> STATED PROBLEM
The lines to extract run from the first line of the material below to the line containing "ax.set_yticks(np.arange(-0.5, len(categorias), 1.0), minor=True)", both included; leave the pictures behind.

> RECORDS PROVIDED
= = =

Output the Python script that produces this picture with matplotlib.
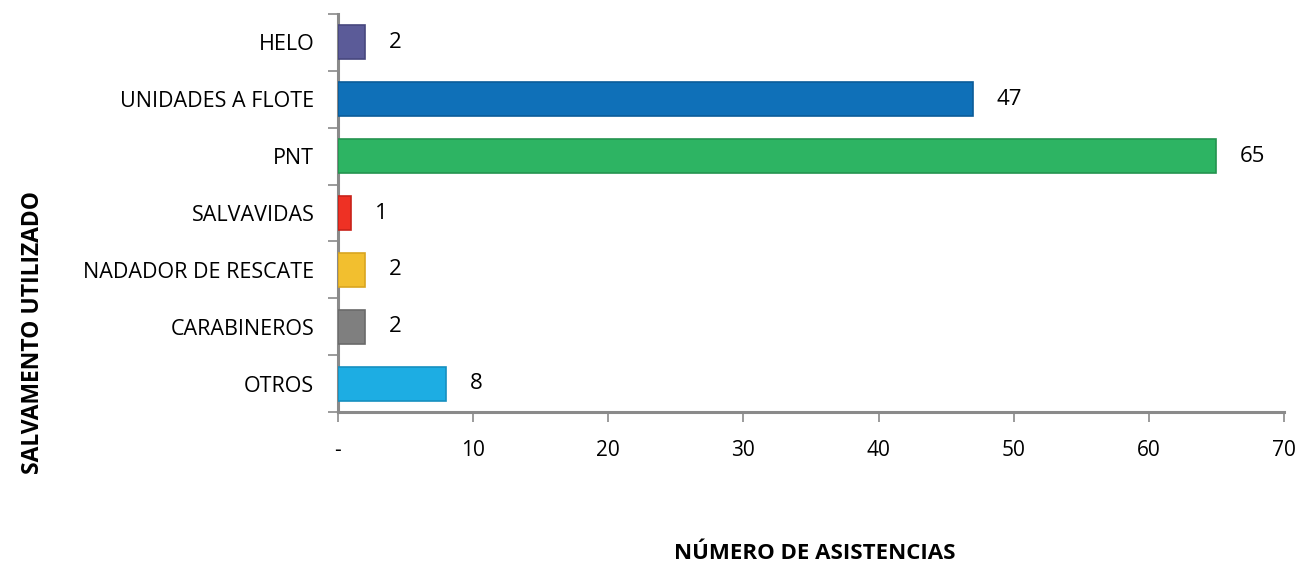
import matplotlib.pyplot as plt
import numpy as np

categorias = ["OTROS", "CARABINEROS", "NADADOR DE RESCATE", "SALVAVIDAS",
              "PNT", "UNIDADES A FLOTE", "HELO"]
asistencias = [8, 2, 2, 1, 65, 47, 2]
colores = ["#1DADE3", "#7F7F7F", "#F2BF2F", "#EE3124",
           "#2DB463", "#0F70B8", "#5B5B98"]
bordes = ["#1690C0", "#6A6A6A", "#D9A520", "#C8221A",
          "#24944F", "#0B5C99", "#47477E"]
xticks = [0, 10, 20, 30, 40, 50, 60, 70]
xticklabels = ["-", "10", "20", "30", "40", "50", "60", "70"]

plt.rcParams['font.family'] = ['Open Sans', 'DejaVu Sans']

fig = plt.figure(figsize=(13.12, 5.69), dpi=100)
ax = fig.add_axes([0.2576, 0.2759, 0.9787 - 0.2576, 0.9754 - 0.2759])

y = np.arange(len(categorias))
ax.barh(y, asistencias, height=0.6, color=colores, edgecolor=bordes, linewidth=1.2, zorder=3)

for yi, v in zip(y, asistencias):
    ax.annotate(str(v), (v, yi), xytext=(17, 0), textcoords="offset points",
                ha="left", va="center", fontsize=16, color="black")

ax.set_xlim(0, 70)
ax.set_ylim(-0.5, len(categorias) - 0.5)
ax.set_xticks(xticks)
ax.set_xticklabels(xticklabels, fontsize=15)
ax.set_yticks(y)
ax.set_yticklabels(categorias, fontsize=15.5)
ax.set_yticks(np.arange(-0.5, len(categorias), 1.0), minor=True)

ax.tick_params(axis="y", which="major", length=0, pad=17)
ax.tick_params(axis="y", which="minor", length=7, width=1.2, color="#8a8a8a", direction="out")
ax.tick_params(axis="x", length=7, width=1.2, color="#8a8a8a", pad=13)

for s in ["top", "right"]:
    ax.spines[s].set_visible(False)
for s in ["left", "bottom"]:
    ax.spines[s].set_color("#8a8a8a")
    ax.spines[s].set_linewidth(2.2)

fig.text(0.621, 0.028, "NÚMERO DE ASISTENCIAS", ha="center", va="center",
         fontsize=16, fontweight="bold")
fig.text(0.025, 0.416, "SALVAMENTO UTILIZADO", ha="center", va="center",
         rotation=90, fontsize=16.5, fontweight="bold")

fig.savefig("out.png", dpi=100)
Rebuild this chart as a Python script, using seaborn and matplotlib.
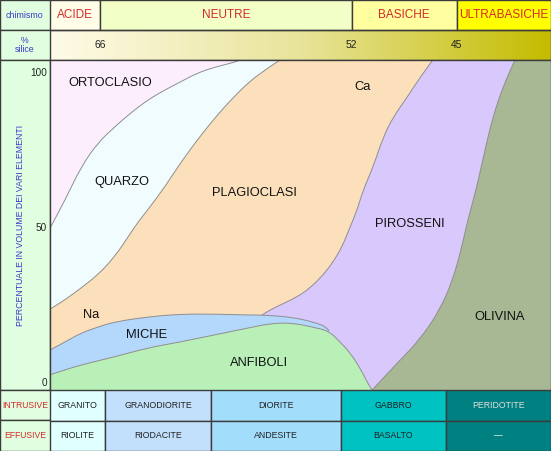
import numpy as np
import pandas as pd
import matplotlib
matplotlib.use("Agg")
import matplotlib.pyplot as plt
import seaborn as sns
from matplotlib.patches import Rectangle, PathPatch
from matplotlib.path import Path
from matplotlib.colors import LinearSegmentedColormap

sns.set_theme(style="white")
plt.rcParams['font.family'] = ['Liberation Sans', 'DejaVu Sans']

# x = posizione lungo il diagramma (0 = sinistra, 100 = destra), y = % in volume
# confine ortoclasio / quarzo
curva_a_x = [0, 3.0, 6.2, 9.5, 12.9, 16.1, 19.5, 22.9, 26.0, 29.4, 32.9, 36.9, 38.1]
curva_a_y = [49.5, 58.6, 69.3, 77.0, 82.2, 86.7, 90.9, 94.1, 96.7, 99.6, 101.5, 103.1, 103.8]
# confine quarzo / plagioclasi
curva_b_x = [0, 3.0, 6.2, 9.5, 12.9, 16.1, 17.9, 19.5, 22.9, 26.0, 29.4, 32.9, 36.1, 39.5, 42.8, 45.9]
curva_b_y = [23.4, 26.4, 30.2, 34.4, 40.2, 48.0, 52.2, 55.4, 62.8, 70.5, 78.0, 85.1, 90.9, 96.4, 100.5, 103.8]
# confine plagioclasi (e pirosseni) / miche
curva_c_x = [0, 3.0, 6.2, 9.5, 12.9, 19.5, 26.0, 32.9, 39.5, 42.3, 47.9, 52.5, 55.3, 55.7]
curva_c_y = [10.2, 12.8, 15.7, 17.6, 19.3, 20.9, 21.8, 21.8, 21.5, 21.5, 20.9, 19.3, 17.6, 16.3]
# confine miche / anfiboli e anfiboli / pirosseni
curva_d_x = [0, 3.0, 6.2, 12.9, 19.5, 26.0, 32.9, 39.5, 44.5, 48.5, 52.5, 55.7, 57.9, 59.9, 61.9, 63.9, 64.3]
curva_d_y = [2.2, 3.8, 5.4, 8.0, 10.9, 12.8, 15.1, 17.3, 18.9, 18.9, 17.6, 16.3, 12.8, 9.3, 4.4, -2.0, -2.7]
# confine plagioclasi / pirosseni
curva_e_x = [42.3, 43.9, 45.9, 49.3, 51.9, 54.5, 56.5, 58.3, 59.9, 61.3, 62.5, 64.5, 66.5, 68.5, 71.3, 73.9, 76.4]
curva_e_y = [21.5, 23.1, 24.7, 27.3, 30.2, 34.4, 38.6, 43.5, 49.9, 55.4, 61.8, 69.3, 78.9, 85.4, 91.8, 98.3, 103.8]
# confine pirosseni / olivina
curva_f_x = [92.8, 90.4, 88.4, 86.8, 85.2, 83.4, 82.2, 80.4, 77.8, 73.8, 69.3, 64.3]
curva_f_y = [103.8, 95.1, 85.4, 74.7, 62.8, 52.2, 43.5, 32.8, 23.1, 13.5, 6.0, -2.7]

chimismo = ["ACIDE", "NEUTRE", "BASICHE", "ULTRABASICHE"]
chimismo_lim = [0, 10.0, 60.2, 81.2, 100]
chimismo_col = ["#fffde8", "#f2ffc6", "#ffffa0", "#ffff00"]
silice_val = [66, 52, 45]
silice_pos = [10.0, 60.2, 81.2]

intrusive = ["GRANITO", "GRANODIORITE", "DIORITE", "GABBRO", "PERIDOTITE"]
effusive = ["RIOLITE", "RIODACITE", "ANDESITE", "BASALTO", "—"]
rocce_lim = [0, 11.0, 32.1, 58.0, 79.1, 100]
rocce_col = ["#e0ffff", "#c2e0fc", "#a2defc", "#00c2c2", "#008080"]
rocce_txt = ["#222222", "#222222", "#222222", "#222222", "#e0e0e0"]

minerali = ["ORTOCLASIO", "QUARZO", "PLAGIOCLASI", "Ca", "Na", "PIROSSENI", "MICHE", "ANFIBOLI", "OLIVINA"]
minerali_x = [12.0, 14.4, 40.9, 62.3, 8.2, 71.9, 19.2, 41.7, 89.8]
minerali_y = [96.3, 64.4, 60.9, 95.1, 21.5, 50.9, 15.1, 6.0, 20.9]

TOP, BOT = 103.8, -2.7
blu = "#3a3ac8"
rosso = "#d42a2a"
bordo = "#3c3c3c"


def tratto(xs, ys, liscio=True):
    # segmenti di path dal primo punto (escluso) all'ultimo; curve quadratiche tra i punti letti
    p = list(zip(xs, ys))
    if not liscio or len(p) < 3:
        return p[1:], [Path.LINETO] * (len(p) - 1)
    verts = [((p[0][0] + p[1][0]) / 2, (p[0][1] + p[1][1]) / 2)]
    codes = [Path.LINETO]
    for i in range(1, len(p) - 1):
        m = ((p[i][0] + p[i + 1][0]) / 2, (p[i][1] + p[i + 1][1]) / 2)
        if i == len(p) - 2:
            m = p[-1]
        verts += [p[i], m]
        codes += [Path.CURVE3, Path.CURVE3]
    return verts, codes


def regione(parti):
    verts = [(parti[0][0][0], parti[0][1][0])]
    codes = [Path.MOVETO]
    for xs, ys, liscio in parti:
        v, c = tratto(xs, ys, liscio)
        verts += v
        codes += c
    verts.append(verts[0])
    codes.append(Path.CLOSEPOLY)
    return Path(verts, codes)


def linea_path(xs, ys):
    v, c = tratto(xs, ys)
    return Path([(xs[0], ys[0])] + v, [Path.MOVETO] + c)


fig = plt.figure(figsize=(5.51, 4.51), dpi=100)

# colonna di sinistra (coordinate in pixel)
bg = fig.add_axes([0, 0, 1, 1])
bg.set_xlim(0, 551)
bg.set_ylim(451, 0)
bg.axis("off")
for y0, h in [(0, 30), (30, 30), (60, 330), (390, 30), (420, 31)]:
    bg.add_patch(Rectangle((0, y0), 50, h, facecolor="#e0ffe0", edgecolor=bordo, lw=1))
bg.text(25, 15, "chimismo", ha="center", va="center", fontsize=6.4, color=blu)
bg.text(25, 45, "%\nsilice", ha="center", va="center", fontsize=6.3, color=blu, linespacing=0.95)
bg.text(21, 225, "PERCENTUALE IN VOLUME DEI VARI ELEMENTI", ha="center", va="center",
        rotation=90, fontsize=6.3, color=blu)
bg.text(25, 405, "INTRUSIVE", ha="center", va="center", fontsize=6.2, color=rosso)
bg.text(25, 435.5, "EFFUSIVE", ha="center", va="center", fontsize=6.2, color=rosso)

# intestazione
hdr = fig.add_axes([50 / 551, 391 / 451, 501 / 551, 60 / 451])
hdr.set_xlim(0, 100)
hdr.set_ylim(0, 2)
hdr.axis("off")
for i, nome in enumerate(chimismo):
    x0, x1 = chimismo_lim[i], chimismo_lim[i + 1]
    hdr.add_patch(Rectangle((x0, 1), x1 - x0, 1, facecolor=chimismo_col[i], edgecolor=bordo, lw=1))
    hdr.text((x0 + x1) / 2, 1.5, nome, ha="center", va="center", fontsize=8.5, color=rosso)
grad = LinearSegmentedColormap.from_list("silice", ["#fffbe8", "#e8e49a", "#c4bc00"])
hdr.imshow(np.linspace(0, 1, 256)[None, :], cmap=grad, extent=(0, 100, 0, 1), aspect="auto", zorder=0)
hdr.add_patch(Rectangle((0, 0), 100, 1, facecolor="none", edgecolor=bordo, lw=1))
for v, p in zip(silice_val, silice_pos):
    hdr.text(p, 0.5, str(v), ha="center", va="center", fontsize=7.4, color="#222222")

# diagramma principale
ax = fig.add_axes([50 / 551, 61 / 451, 501 / 551, 330 / 451])
ax.set_xlim(0, 100)
ax.set_ylim(BOT, TOP)
ax.set_facecolor("#fdeefd")
linea = "#8e8e8e"

k = curva_d_x.index(curva_c_x[-1])
regioni = [
    ("#f0fcfe", [(curva_a_x, curva_a_y, True), ([curva_a_x[-1], 100, 100, 0], [TOP, TOP, BOT, BOT], False)]),
    ("#fce0bc", [(curva_b_x, curva_b_y, True), ([curva_b_x[-1], 100, 100, 0], [TOP, TOP, BOT, BOT], False)]),
    ("#d9c8fc", [(curva_e_x, curva_e_y, True), ([curva_e_x[-1], 100, 100, curva_e_x[0]], [TOP, TOP, BOT, BOT], False)]),
    ("#a8b894", [(curva_f_x, curva_f_y, True), ([curva_f_x[-1], 100, 100], [BOT, BOT, TOP], False)]),
    ("#b8f0b8", [(curva_d_x, curva_d_y, True), ([curva_d_x[-1], 0], [BOT, BOT], False)]),
    ("#b4d8fc", [(curva_c_x, curva_c_y, True), (curva_d_x[:k + 1][::-1], curva_d_y[:k + 1][::-1], True)]),
]
for colore, parti in regioni:
    ax.add_patch(PathPatch(regione(parti), facecolor=colore, edgecolor="none", lw=0))

for cx, cy in [(curva_a_x, curva_a_y), (curva_b_x, curva_b_y), (curva_c_x, curva_c_y),
               (curva_d_x, curva_d_y), (curva_e_x, curva_e_y), (curva_f_x, curva_f_y)]:
    ax.add_patch(PathPatch(linea_path(cx, cy), facecolor="none", edgecolor=linea, lw=0.7))

for nome, x, y in zip(minerali, minerali_x, minerali_y):
    ax.text(x, y, nome, ha="center", va="center", fontsize=9.3, color="#111111")

ax.set_xticks([])
ax.set_yticks([0, 50, 100])
ax.set_yticklabels(["0", "50", "100"], fontsize=7.2, color="#222222")
ax.tick_params(axis="y", length=0, pad=2)
for s in ax.spines.values():
    s.set_color(bordo)
    s.set_linewidth(1)

# tabella rocce
tab = fig.add_axes([50 / 551, 0, 501 / 551, 61 / 451])
tab.set_xlim(0, 100)
tab.set_ylim(0, 2)
tab.axis("off")
for i in range(len(intrusive)):
    x0, x1 = rocce_lim[i], rocce_lim[i + 1]
    for riga, testo in [(1, intrusive[i]), (0, effusive[i])]:
        tab.add_patch(Rectangle((x0, riga), x1 - x0, 1, facecolor=rocce_col[i], edgecolor=bordo, lw=1))
        col = "white" if testo == "—" else rocce_txt[i]
        tab.text((x0 + x1) / 2, riga + 0.5, testo, ha="center", va="center", fontsize=6.3, color=col)

fig.savefig("out.png", dpi=100)
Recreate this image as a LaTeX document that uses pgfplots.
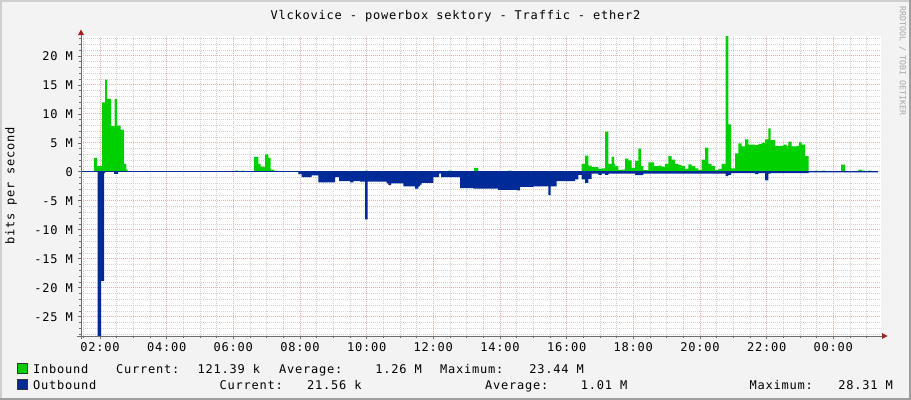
\documentclass[border=0pt]{standalone}
\usepackage{pgfplots}
\pgfplotsset{compat=1.18}
\usepackage{fontspec}
\newfontfamily\rrd[LetterSpace=6.5]{DejaVu Sans Mono}
\newfontfamily\rrdsm{DejaVu Sans Mono}
\newcommand\rrdf{\rrd\fontsize{12bp}{14bp}\selectfont}
\definecolor{inb}{HTML}{00CF00}
\definecolor{outb}{HTML}{002A97}
\definecolor{canvas}{HTML}{F3F3F3}
\definecolor{shadea}{HTML}{CFCFCF}
\definecolor{shadeb}{HTML}{9E9E9E}
\definecolor{axcol}{HTML}{6E6E6E}
\definecolor{arrowc}{HTML}{A02020}
\definecolor{mgridc}{HTML}{EBB0B0}
\definecolor{gridc}{HTML}{D2D2D2}
\definecolor{credit}{HTML}{A8A8A8}

% traffic in Mbit/s, x in hours (02:00 = 2, 00:00 = 24)
\pgfplotstableread{
h v
1.43 0
1.82 2.4
1.91 1.0
2.06 12.0
2.15 15.9
2.21 12.6
2.33 7.9
2.44 12.6
2.51 8.0
2.62 7.3
2.72 1.4
2.79 0.4
2.83 0
6.05 0.2
6.14 0
6.25 0.2
6.33 0
6.62 2.6
6.75 1.4
6.82 0.9
6.95 3.0
7.05 2.4
7.12 0.4
7.23 0
9.95 0.2
10.04 0
12.44 0.2
12.56 0
13.22 0.7
13.35 0
14.24 0.2
14.35 0
16.45 1.4
16.55 2.8
16.65 1.1
16.75 0.8
16.95 0.5
17.05 0.6
17.15 6.95
17.25 1.4
17.35 2.6
17.42 1.4
17.45 1.0
17.55 0.3
17.65 0.4
17.75 2.3
17.85 2.0
17.95 0.7
18.05 1.9
18.15 4.0
18.23 1.0
18.30 0.3
18.45 1.65
18.62 1.0
18.75 1.1
18.85 0.9
18.95 1.4
19.05 2.7
19.15 2.1
19.25 1.4
19.35 1.2
19.45 1.0
19.55 0.5
19.65 1.3
19.75 1.0
19.85 0.6
19.95 0.3
20.05 2.1
20.15 4.2
20.25 1.4
20.35 1.0
20.45 0.3
20.55 0.5
20.65 1.4
20.77 23.44
20.85 8.2
20.93 0.6
21.05 3.2
21.15 4.9
21.25 4.4
21.35 5.6
21.45 4.7
21.55 4.7
21.65 4.6
21.75 4.8
21.85 5.0
21.95 5.6
22.05 7.5
22.12 5.5
22.25 4.5
22.50 4.7
22.60 4.5
22.65 5.2
22.75 4.4
22.90 4.5
22.97 5.1
23.05 4.7
23.15 2.7
23.26 0
23.45 0.2
23.55 0
23.65 0.2
23.75 0
24.23 1.26
24.35 0
24.75 0.4
24.85 0.2
24.95 0
25.05 0.2
25.15 0
25.25 0.12
25.34 0
}\inbound

\pgfplotstableread{
h v
1.43 0
1.925 -28.31
2.03 -18.8
2.12 -0.2
2.15 0
2.42 -0.35
2.54 0
7.95 -0.4
8.05 -0.9
8.35 -0.6
8.55 -1.8
9.05 -0.9
9.17 -1.6
9.50 -1.8
9.60 -1.6
9.80 -1.7
9.95 -8.2
10.03 -1.7
10.60 -2.0
10.65 -2.3
10.73 -2.0
11.10 -2.5
11.45 -2.9
11.55 -2.5
11.60 -2.2
11.65 -1.9
12.00 -0.9
12.17 -0.3
12.23 -0.9
12.80 -2.8
13.20 -2.9
13.94 -3.1
14.50 -3.2
14.60 -2.6
15.00 -2.5
15.45 -4.0
15.52 -2.5
15.70 -1.6
16.25 -1.3
16.35 -0.5
16.45 -1.3
16.55 -1.9
16.65 -1.2
16.75 -0.3
16.95 -0.5
17.05 -0.3
17.15 -0.5
17.25 -0.3
18.05 -0.55
18.30 -0.3
20.77 -0.75
20.85 -0.5
20.93 -0.2
21.65 -0.4
21.75 -0.2
21.95 -1.45
22.05 -0.3
22.12 -0.2
23.26 -0.1
25.34 0
}\outbound

\begin{document}
\begin{tikzpicture}
\useasboundingbox (0,0) rectangle (911bp,-400bp);
\fill[canvas] (0,0) rectangle (911bp,-400bp);
\fill[shadea] (0,0) rectangle (911bp,-2bp);
\fill[shadea] (0,0) rectangle (2bp,-400bp);
\fill[shadeb] (909bp,0) rectangle (911bp,-400bp);
\fill[shadeb] (0,-398bp) rectangle (911bp,-400bp);

\begin{axis}[
    at={(81bp,-336bp)}, anchor=south west,
    scale only axis, width=800bp, height=300bp,
    xmin=1.43, xmax=25.43, ymin=-28.31, ymax=23.44,
    axis line style={draw=none},
    axis background/.style={fill=white},
    xtick={2,4,...,24},
    xticklabels={02:00,04:00,06:00,08:00,10:00,12:00,14:00,16:00,18:00,20:00,22:00,00:00},
    minor xtick={1.5,2.5,3,3.5,4.5,5,5.5,6.5,7,7.5,8.5,9,9.5,10.5,11,11.5,12.5,13,13.5,14.5,15,15.5,16.5,17,17.5,18.5,19,19.5,20.5,21,21.5,22.5,23,23.5,24.5,25},
    ytick={-25,-20,...,20},
    yticklabels={-25 M,-20 M,-15 M,-10 M,-5 M,0,5 M,10 M,15 M,20 M},
    minor ytick={-28,-27,-26,-24,-23,-22,-21,-19,-18,-17,-16,-14,-13,-12,-11,-9,-8,-7,-6,-4,-3,-2,-1,1,2,3,4,6,7,8,9,11,12,13,14,16,17,18,19,21,22,23},
    grid=both,
    major grid style={mgridc, line width=1bp, dash pattern=on 1bp off 1bp},
    minor grid style={gridc, line width=1bp, dash pattern=on 1bp off 1bp},
    tick pos=left, tick align=outside,
    major tick length=3bp, minor tick length=2bp,
    tick style={axcol, line width=0.8bp},
    ticklabel style={font=\rrdf, inner sep=0pt},
    xticklabel style={anchor=north, yshift=-3bp},
    yticklabel style={anchor=east, xshift=-5bp},
]
\addplot[const plot, fill=inb, draw=none] table[x=h, y=v] {\inbound};
\addplot[const plot, fill=outb, draw=none] table[x=h, y=v] {\outbound};
\addplot[outb, line width=1.2bp] coordinates {(1.43,0) (25.34,0)};
\end{axis}

% axes with arrows
\draw[axcol, line width=1bp] (77bp,-336bp) -- (883bp,-336bp);
\draw[axcol, line width=1bp] (81bp,-339bp) -- (81bp,-34bp);
\fill[arrowc] (882bp,-333bp) -- (887.5bp,-336bp) -- (882bp,-339bp) -- cycle;
\fill[arrowc] (78bp,-35bp) -- (81bp,-29.5bp) -- (84bp,-35bp) -- cycle;

% title, axis label, credit
\node[anchor=base, inner sep=0pt, font=\rrdf] at (455.5bp,-19bp) {Vlckovice - powerbox sektory - Traffic - ether2};
\node[rotate=90, inner sep=0pt, font=\rrdf] at (11bp,-186bp) {bits per second};
\node[rotate=-90, inner sep=0pt, text=credit, font=\rrdsm\fontsize{8.3bp}{10bp}\selectfont] at (902.5bp,-61bp) {RRDTOOL / TOBI OETIKER};

% legend
\filldraw[fill=inb, draw=black!80, line width=0.8bp] (17.5bp,-363.5bp) rectangle (27.5bp,-373.5bp);
\filldraw[fill=outb, draw=black!80, line width=0.8bp] (17.5bp,-379.5bp) rectangle (27.5bp,-389.5bp);
\begin{scope}[every node/.style={inner sep=0pt, font=\rrdf}]
\node[anchor=base west] at (33bp,-373bp) {Inbound};
\node[anchor=base west] at (116bp,-373bp) {Current:};
\node[anchor=base west] at (197.5bp,-373bp) {121.39 k};
\node[anchor=base west] at (279bp,-373bp) {Average:};
\node[anchor=base east] at (422bp,-373bp) {1.26 M};
\node[anchor=base west] at (440bp,-373bp) {Maximum:};
\node[anchor=base east] at (584bp,-373bp) {23.44 M};
\node[anchor=base west] at (33bp,-389bp) {Outbound};
\node[anchor=base west] at (219.5bp,-389bp) {Current:};
\node[anchor=base west] at (307bp,-389bp) {21.56 k};
\node[anchor=base west] at (485bp,-389bp) {Average:};
\node[anchor=base east] at (627.5bp,-389bp) {1.01 M};
\node[anchor=base west] at (749.5bp,-389bp) {Maximum:};
\node[anchor=base east] at (893bp,-389bp) {28.31 M};
\end{scope}
\end{tikzpicture}
\end{document}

= = =

> CORRECT RESULT
Output the Python script that produces this picture with matplotlib.
import matplotlib.pyplot as plt
import numpy as np

categorias = ["OTROS", "CARABINEROS", "NADADOR DE RESCATE", "SALVAVIDAS",
              "PNT", "UNIDADES A FLOTE", "HELO"]
asistencias = [8, 2, 2, 1, 65, 47, 2]
colores = ["#1DADE3", "#7F7F7F", "#F2BF2F", "#EE3124",
           "#2DB463", "#0F70B8", "#5B5B98"]
bordes = ["#1690C0", "#6A6A6A", "#D9A520", "#C8221A",
          "#24944F", "#0B5C99", "#47477E"]
xticks = [0, 10, 20, 30, 40, 50, 60, 70]
xticklabels = ["-", "10", "20", "30", "40", "50", "60", "70"]

plt.rcParams['font.family'] = ['Open Sans', 'DejaVu Sans']

fig = plt.figure(figsize=(13.12, 5.69), dpi=100)
ax = fig.add_axes([0.2576, 0.2759, 0.9787 - 0.2576, 0.9754 - 0.2759])

y = np.arange(len(categorias))
ax.barh(y, asistencias, height=0.6, color=colores, edgecolor=bordes, linewidth=1.2, zorder=3)

for yi, v in zip(y, asistencias):
    ax.annotate(str(v), (v, yi), xytext=(17, 0), textcoords="offset points",
                ha="left", va="center", fontsize=16, color="black")

ax.set_xlim(0, 70)
ax.set_ylim(-0.5, len(categorias) - 0.5)
ax.set_xticks(xticks)
ax.set_xticklabels(xticklabels, fontsize=15)
ax.set_yticks(y)
ax.set_yticklabels(categorias, fontsize=15.5)
ax.set_yticks(np.arange(-0.5, len(categorias), 1.0), minor=True)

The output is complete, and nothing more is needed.